In questa situazione di incertezza, è ancora più importante rafforzare i valori della libertà e della rinascita su cui si basano le nostre vite e dunque ricordare anche i Martiri delle Fosse Ardeatine: senza il sacrificio dei partigiani e di chi si oppose al nazifascismo non avremmo avuto il legame con quello che siamo, con quella lotta antiautoritaria ed antifascista che oggi più che mai deve essere mantenuta viva.
Negli ultimi decenni è cominciata un’operazione di rilettura e mistificazione storica di quello che è stato il fascismo italiano. È stata istituita una giornata per i morti nelle Foibe per equiparare fascismo e antifascismo, senza mai fare i conti con la storia coloniale e razzista d’Italia, anzi, aggiungendo del vittimismo al mito degli “italiani brava gente”. Una liberazione che è stata politica viene dipinta come nazionale e patriottica.
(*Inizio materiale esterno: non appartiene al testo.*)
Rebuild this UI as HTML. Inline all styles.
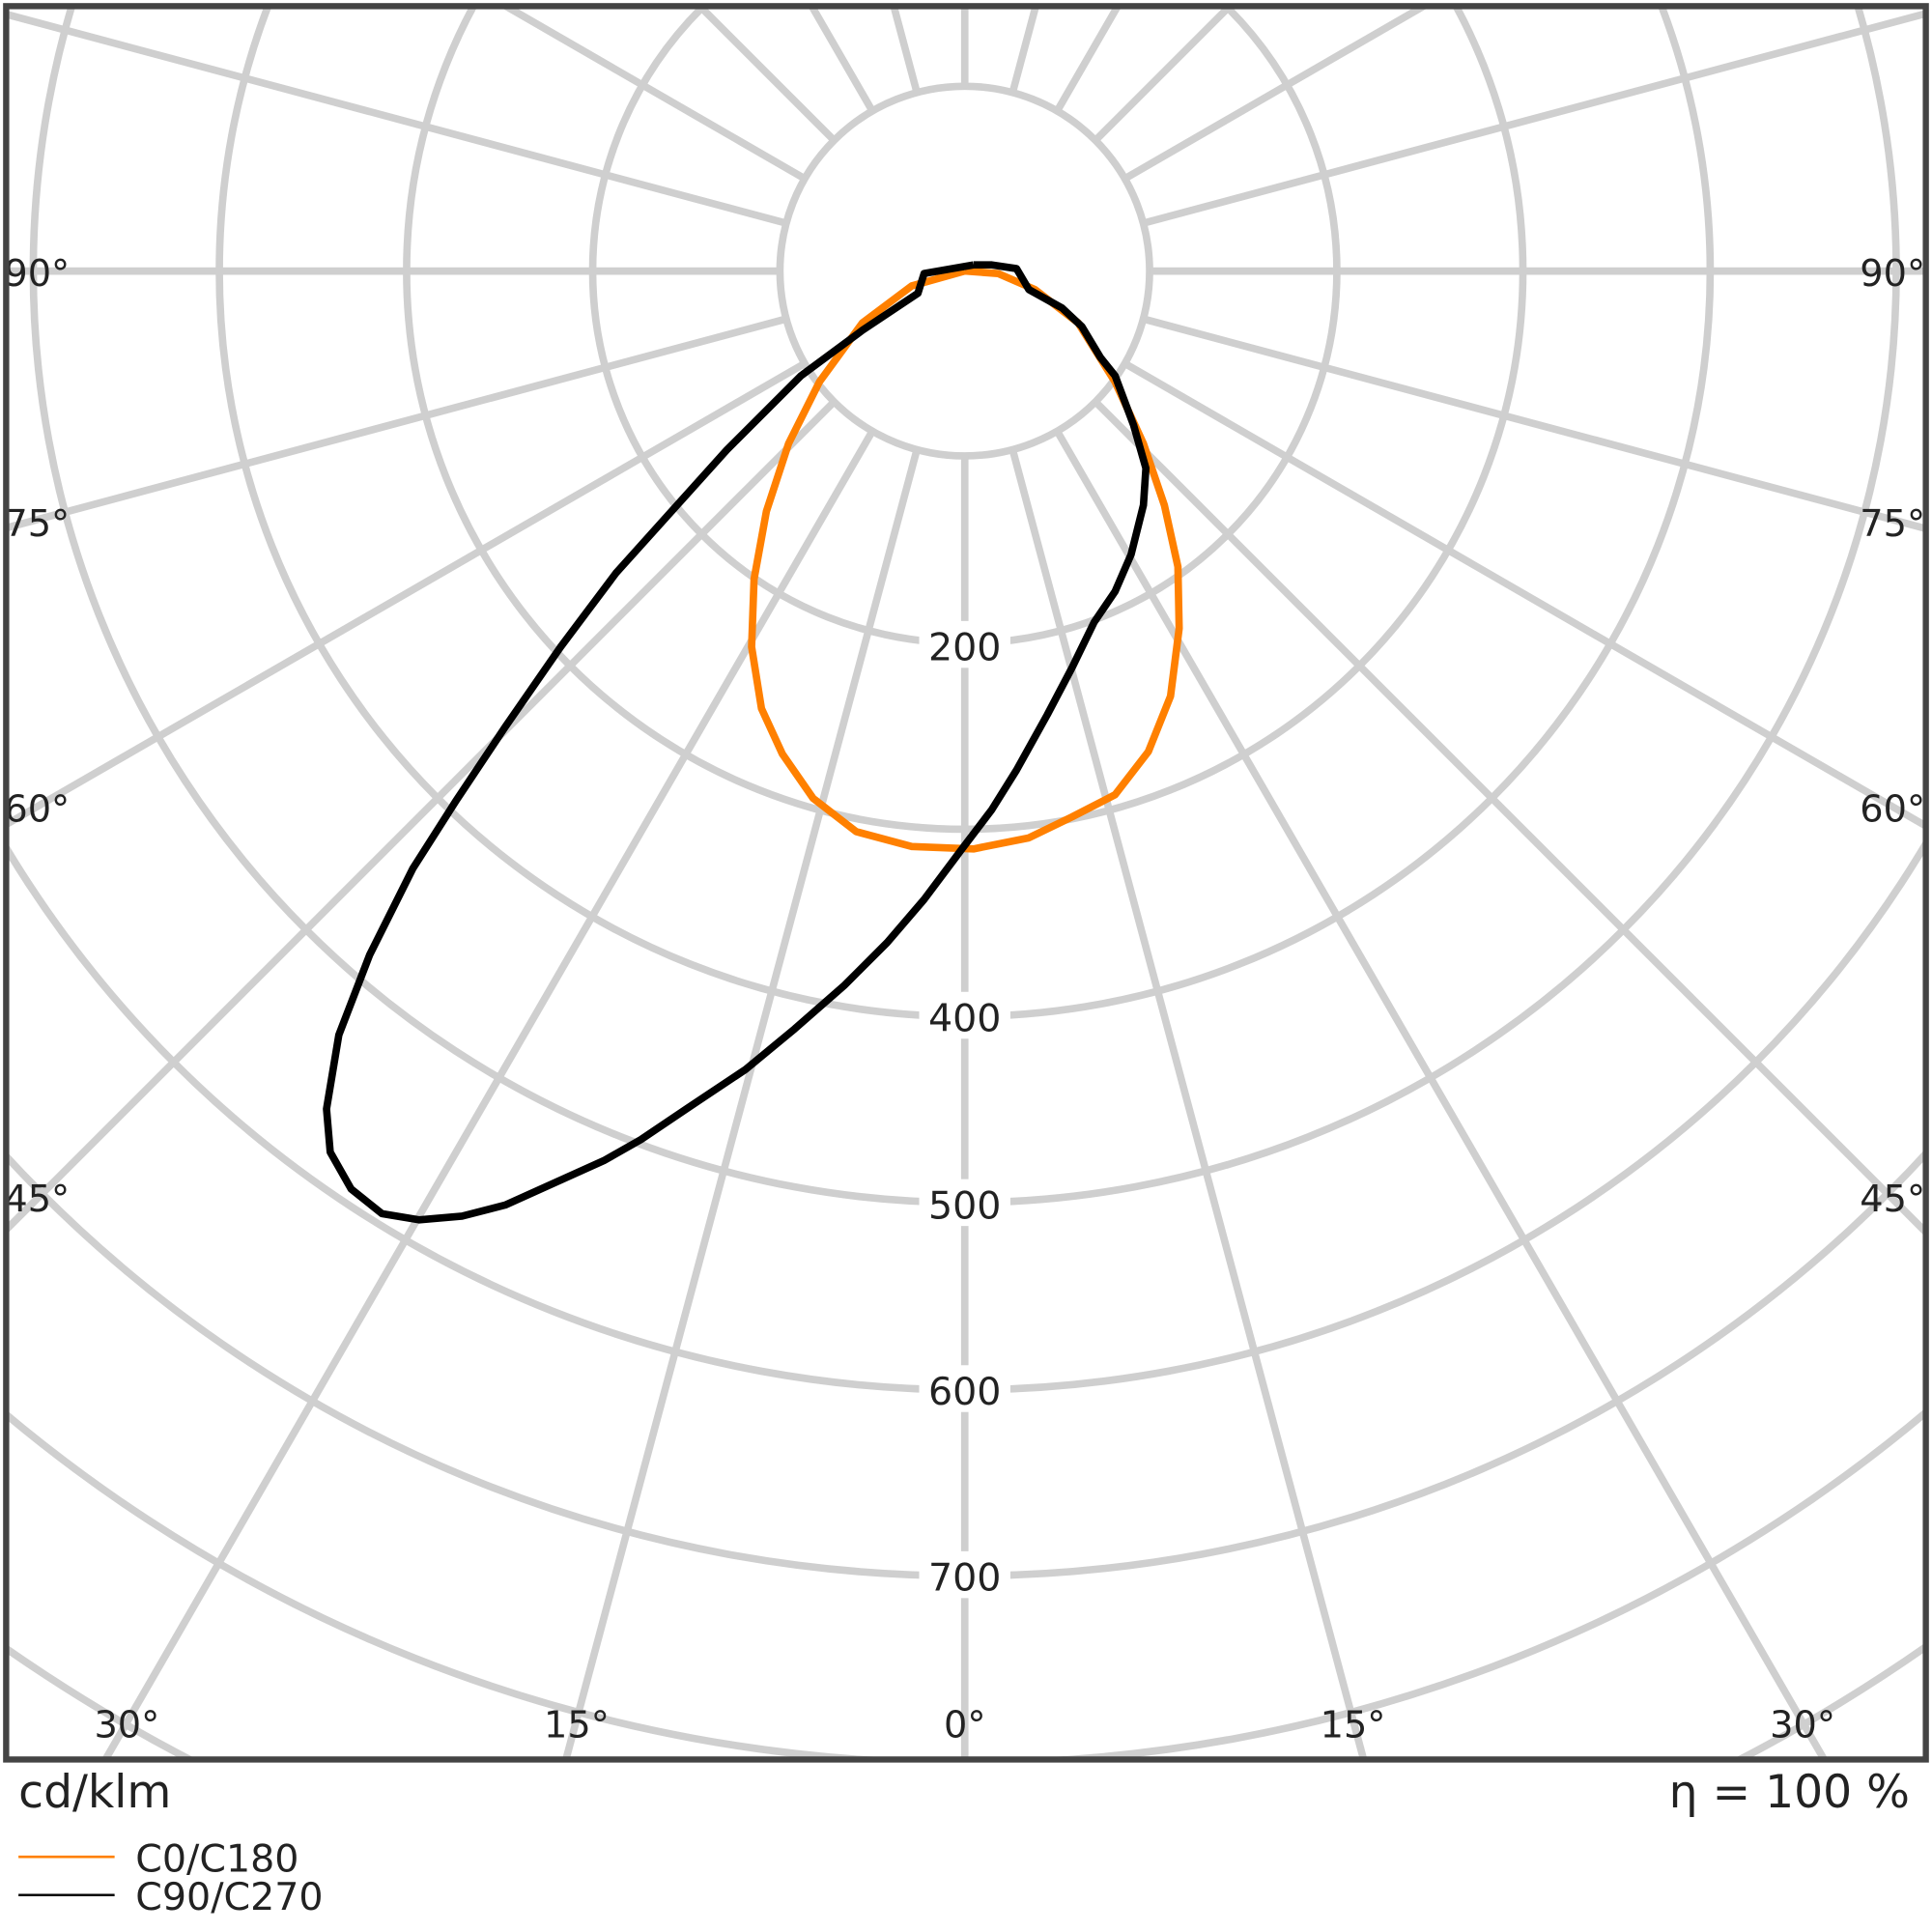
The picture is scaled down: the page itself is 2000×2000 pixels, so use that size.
<!DOCTYPE html>
<html><head><meta charset="utf-8"><style>html,body{margin:0;padding:0;background:#fff;width:2000px;height:2000px;overflow:hidden}#w{position:relative;width:2000px;height:2000px;overflow:hidden}svg{display:block;position:absolute;left:0;top:0}</style></head>
<body><div id="w">
<svg width="2000" height="2000" viewBox="0 0 1568 1568" xmlns="http://www.w3.org/2000/svg" font-family="DejaVu Sans, Liberation Sans, sans-serif" overflow="hidden">
<defs><clipPath id="c"><rect x="5" y="5" width="1558" height="1423"/></clipPath></defs>
<rect width="1568" height="1568" fill="#fff"/>
<g clip-path="url(#c)" stroke="#cfcfcf" stroke-width="6" fill="none">
<circle cx="783" cy="220" r="150"/><circle cx="783" cy="220" r="302"/><circle cx="783" cy="220" r="453"/><circle cx="783" cy="220" r="605"/><circle cx="783" cy="220" r="756"/><circle cx="783" cy="220" r="908"/><circle cx="783" cy="220" r="1059"/><circle cx="783" cy="220" r="1211"/><circle cx="783" cy="220" r="1362"/><circle cx="783" cy="220" r="1514"/>
<line x1="783" y1="370" x2="783" y2="1800"/>
<line x1="783" y1="370" x2="783" y2="1800" transform="rotate(15 783 220)"/>
<line x1="783" y1="370" x2="783" y2="1800" transform="rotate(30 783 220)"/>
<line x1="783" y1="370" x2="783" y2="1800" transform="rotate(45 783 220)"/>
<line x1="783" y1="370" x2="783" y2="1800" transform="rotate(60 783 220)"/>
<line x1="783" y1="370" x2="783" y2="1800" transform="rotate(75 783 220)"/>
<line x1="783" y1="370" x2="783" y2="1800" transform="rotate(90 783 220)"/>
<line x1="783" y1="370" x2="783" y2="1800" transform="rotate(105 783 220)"/>
<line x1="783" y1="370" x2="783" y2="1800" transform="rotate(120 783 220)"/>
<line x1="783" y1="370" x2="783" y2="1800" transform="rotate(135 783 220)"/>
<line x1="783" y1="370" x2="783" y2="1800" transform="rotate(150 783 220)"/>
<line x1="783" y1="370" x2="783" y2="1800" transform="rotate(165 783 220)"/>
<line x1="783" y1="370" x2="783" y2="1800" transform="rotate(180 783 220)"/>
<line x1="783" y1="370" x2="783" y2="1800" transform="rotate(195 783 220)"/>
<line x1="783" y1="370" x2="783" y2="1800" transform="rotate(210 783 220)"/>
<line x1="783" y1="370" x2="783" y2="1800" transform="rotate(225 783 220)"/>
<line x1="783" y1="370" x2="783" y2="1800" transform="rotate(240 783 220)"/>
<line x1="783" y1="370" x2="783" y2="1800" transform="rotate(255 783 220)"/>
<line x1="783" y1="370" x2="783" y2="1800" transform="rotate(270 783 220)"/>
<line x1="783" y1="370" x2="783" y2="1800" transform="rotate(285 783 220)"/>
<line x1="783" y1="370" x2="783" y2="1800" transform="rotate(300 783 220)"/>
<line x1="783" y1="370" x2="783" y2="1800" transform="rotate(315 783 220)"/>
<line x1="783" y1="370" x2="783" y2="1800" transform="rotate(330 783 220)"/>
<line x1="783" y1="370" x2="783" y2="1800" transform="rotate(345 783 220)"/>
</g>
<g font-size="31" fill="#222" text-anchor="middle">
<rect x="746" y="504" width="74" height="38" fill="#fff"/>
<text x="783" y="536">200</text>
<rect x="746" y="805" width="74" height="38" fill="#fff"/>
<text x="783" y="837">400</text>
<rect x="746" y="957" width="74" height="38" fill="#fff"/>
<text x="783" y="989">500</text>
<rect x="746" y="1108" width="74" height="38" fill="#fff"/>
<text x="783" y="1140">600</text>
<rect x="746" y="1259" width="74" height="38" fill="#fff"/>
<text x="783" y="1291">700</text>
<g font-size="30">
<text x="103" y="1410">30°</text><text x="468" y="1410">15°</text><text x="783" y="1410">0°</text><text x="1098" y="1410">15°</text><text x="1463" y="1410">30°</text>
<text x="30" y="232">90°</text><text x="30" y="435">75°</text><text x="30" y="667">60°</text><text x="30" y="983">45°</text>
<text x="1536" y="232">90°</text><text x="1536" y="435">75°</text><text x="1536" y="667">60°</text><text x="1536" y="983">45°</text>
</g>
</g>
<polyline fill="none" stroke="#ff8000" stroke-width="6" stroke-linejoin="round" points="783,220 740,232 700,262 665,310 640,360 622,415 612,470 610,525 618,575 635,612 660,648 695,675 740,687 790,689 835,680 870,663 905,645 932,610 950,565 957,510 956,460 945,410 928,360 905,310 875,262 840,235 810,222 783,220"/>
<polyline fill="none" stroke="#000" stroke-width="6" stroke-linejoin="round" points="790,215 750,222 745,238 700,268 650,305 590,365 545,415 500,465 455,525 410,590 370,650 335,705 300,775 275,840 265,900 268,935 285,965 310,985 340,990 375,987 410,978 450,960 490,942 520,925 560,898 605,868 645,835 685,800 720,765 750,730 780,690 805,657 825,625 850,580 870,542 888,505 905,480 918,450 928,410 930,380 920,345 905,305 893,290 878,265 862,250 835,235 825,218 805,215 790,215"/>
<rect x="5" y="5" width="1558" height="1423" fill="none" stroke="#444" stroke-width="5"/>
<g fill="#222">
<text x="15" y="1467" font-size="37">cd/klm</text>
<text x="1550" y="1467" font-size="37" text-anchor="end">η = 100 %</text>
<line x1="15" y1="1507" x2="93" y2="1507" stroke="#ff8000" stroke-width="2"/>
<line x1="15" y1="1538" x2="93" y2="1538" stroke="#000" stroke-width="2"/>
<text x="110" y="1519" font-size="31">C0/C180</text>
<text x="110" y="1550" font-size="31">C90/C270</text>
</g>
</svg>
</div></body></html>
Le stesse istituzioni “democratiche” da sempre operano in continuità con il regime fascista. Al termine del conflitto assolsero i fascisti, con l’amnistia prima e con la copertura alle varie fughe degli assassini fascisti (da Kappler ai responsabili delle stragi di stato), affiancando a questa clemenza l’attacco persecutorio agli ex partigiani ed a coloro che in questi decenni hanno lottato e lottano ancora in nome della libertà e dell’uguaglianza.
Rivendichiamo il ricordo dei 335 cittadini romani, tra cui 9 nostri compagni, che 77 anni fa persero la vita per la libertà di ognuno di noi e terremo viva la fiaccola della Memoria di una storia che appartiene a tutte e tutti.